It’s important for adults to be responsive to a child who reports bullying and to reassure them that you will get them help, Cash says. Find out the school’s bullying prevention policy and how it’s being implemented. But parents should not confront the bully, tell the child to confront the bully or encourage retaliation, because it can make matters worse.
“The parents should say to their child, ‘I’m glad you told me. You did the right thing. Now let’s talk about what’s the right thing to do together. Let’s formulate a plan together so we can deal with this.’ And by doing so, you teach your child problem-solving skills,” Cash says.
“Some of the strategies that one might think would work— like, tell your teacher—might not be effective, particularly if the teacher is the one who’s doing or supporting the bullying. So the child and the parent need to talk about what’s likely to be successful. Can we go to the school principal? Can we go to the school guidance counselor? Can we go to the school psychologist? If that isn’t likely to work, can we involve our allergist in going to the school or at least communicating with the school in some way?”
If the situation worsens, Cash says, parents can ask the child’s allergist to write a letter to the school saying the child’s health is in jeopardy and asking for the child to be transferred to another school. Or parents can write to the school board attorney, as there are legal precedents of parents suing schools that don’t take an active and positive role in preventing bullying.
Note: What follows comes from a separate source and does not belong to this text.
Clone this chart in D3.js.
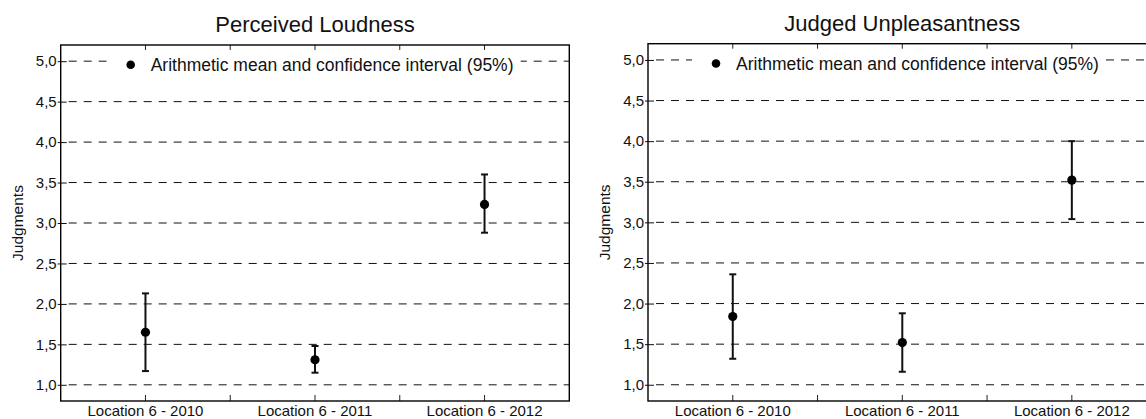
<!DOCTYPE html>
<html>
<head>
<meta charset="utf-8">
<script src="https://cdn.jsdelivr.net/npm/d3@7"></script>
<style>
  html, body { margin: 0; padding: 0; background: #fff; }
  svg { display: block; font-family: "Liberation Sans", Arial, Helvetica, sans-serif; }
</style>
</head>
<body>
<svg id="chart" width="1146" height="419"></svg>
<script>
// ---- data ----
const categories = ["Location 6 - 2010", "Location 6 - 2011", "Location 6 - 2012"];
const loudnessMean = [1.65, 1.31, 3.23];
const loudnessLow  = [1.17, 1.15, 2.88];
const loudnessHigh = [2.13, 1.48, 3.60];
const unpleasMean  = [1.84, 1.52, 3.52];
const unpleasLow   = [1.32, 1.16, 3.04];
const unpleasHigh  = [2.36, 1.88, 4.00];
const yTicks = [1.0, 1.5, 2.0, 2.5, 3.0, 3.5, 4.0, 4.5, 5.0];
const yDomain = [0.8, 5.2];
const panelTitles = ["Perceived Loudness", "Judged Unpleasantness"];
const yAxisLabel = "Judgments";
const legendLabel = "Arithmetic mean and confidence interval (95%)";

const svg = d3.select("#chart");
const locale = d3.formatLocale({decimal: ",", thousands: ".", grouping: [3], currency: ["", "€"]});
const fmt = locale.format(".1f");

function panel(cfg) {
  const {x0, width, y0, y1, title, mean, low, high, titleY} = cfg;
  const g = svg.append("g");
  const x = d3.scaleBand().domain(categories).range([x0, x0 + width]);
  const y = d3.scaleLinear().domain(yDomain).range([y1, y0]);

  // grid lines
  g.append("g").selectAll("line").data(yTicks).join("line")
    .attr("x1", x0 + 8).attr("x2", x0 + width)
    .attr("y1", d => y(d)).attr("y2", d => y(d))
    .attr("stroke", "#111").attr("stroke-width", 1)
    .attr("stroke-dasharray", "8,7");

  // y axis (labels + ticks)
  const yAxis = d3.axisLeft(y).tickValues(yTicks).tickFormat(fmt).tickSizeInner(3).tickSizeOuter(0).tickPadding(1);
  const ya = g.append("g").attr("transform", `translate(${x0},0)`).call(yAxis);
  ya.select(".domain").remove();
  ya.selectAll(".tick line").attr("stroke", "#111").attr("x2", 6).attr("x1", -3);
  ya.selectAll("text").attr("font-size", 15).attr("fill", "#111")
    .attr("font-family", "Liberation Sans, Arial, sans-serif");

  // x axis bottom (labels)
  const xAxis = d3.axisBottom(x).tickSize(0);
  const xa = g.append("g").attr("transform", `translate(0,${y1})`).call(xAxis);
  xa.select(".domain").remove();
  xa.selectAll("text").attr("font-size", 15).attr("fill", "#111")
    .attr("y", 14.5).attr("dy", 0)
    .attr("font-family", "Liberation Sans, Arial, sans-serif");

  // inner ticks at centers and boundaries (top and bottom)
  const tickPos = [];
  categories.forEach((c, i) => {
    tickPos.push(x(c) + x.bandwidth() / 2);
    if (i > 0) tickPos.push(x(c));
  });
  g.append("g").selectAll("line").data(tickPos).join("line")
    .attr("x1", d => d).attr("x2", d => d)
    .attr("y1", y1).attr("y2", y1 - 6)
    .attr("stroke", "#222").attr("stroke-width", 1);
  g.append("g").selectAll("line").data(tickPos).join("line")
    .attr("x1", d => d).attr("x2", d => d)
    .attr("y1", y0).attr("y2", y0 + 5)
    .attr("stroke", "#222").attr("stroke-width", 1);

  // frame
  g.append("rect").attr("x", x0).attr("y", y0).attr("width", width).attr("height", y1 - y0)
    .attr("fill", "none").attr("stroke", "#000").attr("stroke-width", 1.4);

  // legend
  const legX = x0 + cfg.legDx;
  g.append("rect").attr("x", legX - 24).attr("y", y(5.0) - 8).attr("width", 414).attr("height", 20)
    .attr("fill", "#fff");
  g.append("circle").attr("cx", legX).attr("cy", y(5.0) + 3.5).attr("r", 4.3).attr("fill", "#000");
  g.append("text").attr("x", legX + 20).attr("y", y(5.0) + 10)
    .attr("font-size", 17.5).attr("fill", "#111").text(legendLabel);

  // error bars
  const cx = i => x(categories[i]) + x.bandwidth() / 2;
  const idx = d3.range(categories.length);
  const eb = g.append("g").attr("stroke", "#111").attr("stroke-width", 2);
  eb.selectAll("line.v").data(idx).join("line").attr("class", "v")
    .attr("x1", cx).attr("x2", cx)
    .attr("y1", i => y(low[i])).attr("y2", i => y(high[i]));
  eb.selectAll("line.t").data(idx).join("line").attr("class", "t")
    .attr("x1", i => cx(i) - 3.5).attr("x2", i => cx(i) + 3.5)
    .attr("y1", i => y(high[i])).attr("y2", i => y(high[i]));
  eb.selectAll("line.b").data(idx).join("line").attr("class", "b")
    .attr("x1", i => cx(i) - 3.5).attr("x2", i => cx(i) + 3.5)
    .attr("y1", i => y(low[i])).attr("y2", i => y(low[i]));
  g.append("g").selectAll("circle").data(idx).join("circle")
    .attr("cx", cx).attr("cy", i => y(mean[i])).attr("r", 4.6).attr("fill", "#000");

  // title
  g.append("text").attr("x", x0 + width / 2).attr("y", titleY)
    .attr("text-anchor", "middle").attr("font-size", 22).attr("fill", "#111").text(title);

  // y label
  g.append("text").attr("transform", `translate(${x0 - 38.2},${(y0 + y1) / 2}) rotate(-90)`)
    .attr("text-anchor", "middle").attr("font-size", 15.5).attr("fill", "#111").text(yAxisLabel);
}

panel({x0: 60.7, width: 508.6, y0: 45, y1: 401, title: panelTitles[0],
  mean: loudnessMean, low: loudnessLow, high: loudnessHigh, titleY: 31.5, legDx: 70});
panel({x0: 648, width: 508.6, y0: 43.7, y1: 401, title: panelTitles[1],
  mean: unpleasMean, low: unpleasLow, high: unpleasHigh, titleY: 30.5, legDx: 68});
</script>
</body>
</html>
Allergists are so busy with managing the child’s food allergy, they usually don’t inquire about bullying, Wallace says. “We may not be asking enough at the right time. In a short office visit, there’s so much to talk about, it may get pushed to the end of the list.”
At the root of bullying behavior is domestic violence, Cash says. “If we could eliminate domestic violence, I’m convinced that it would eliminate most of the bullying,” he says. “When kids are victimized, particularly if they’re victimized at home by people they trust or are supposed to be able to trust, they tend to bifurcate. Some become chronic victims and develop a victim mentality. Others identify with the aggressor and become bullies themselves. The ones who are bullied then bully those who are lower on the hierarchy, so to speak. It’s the kick-the-dog syndrome.”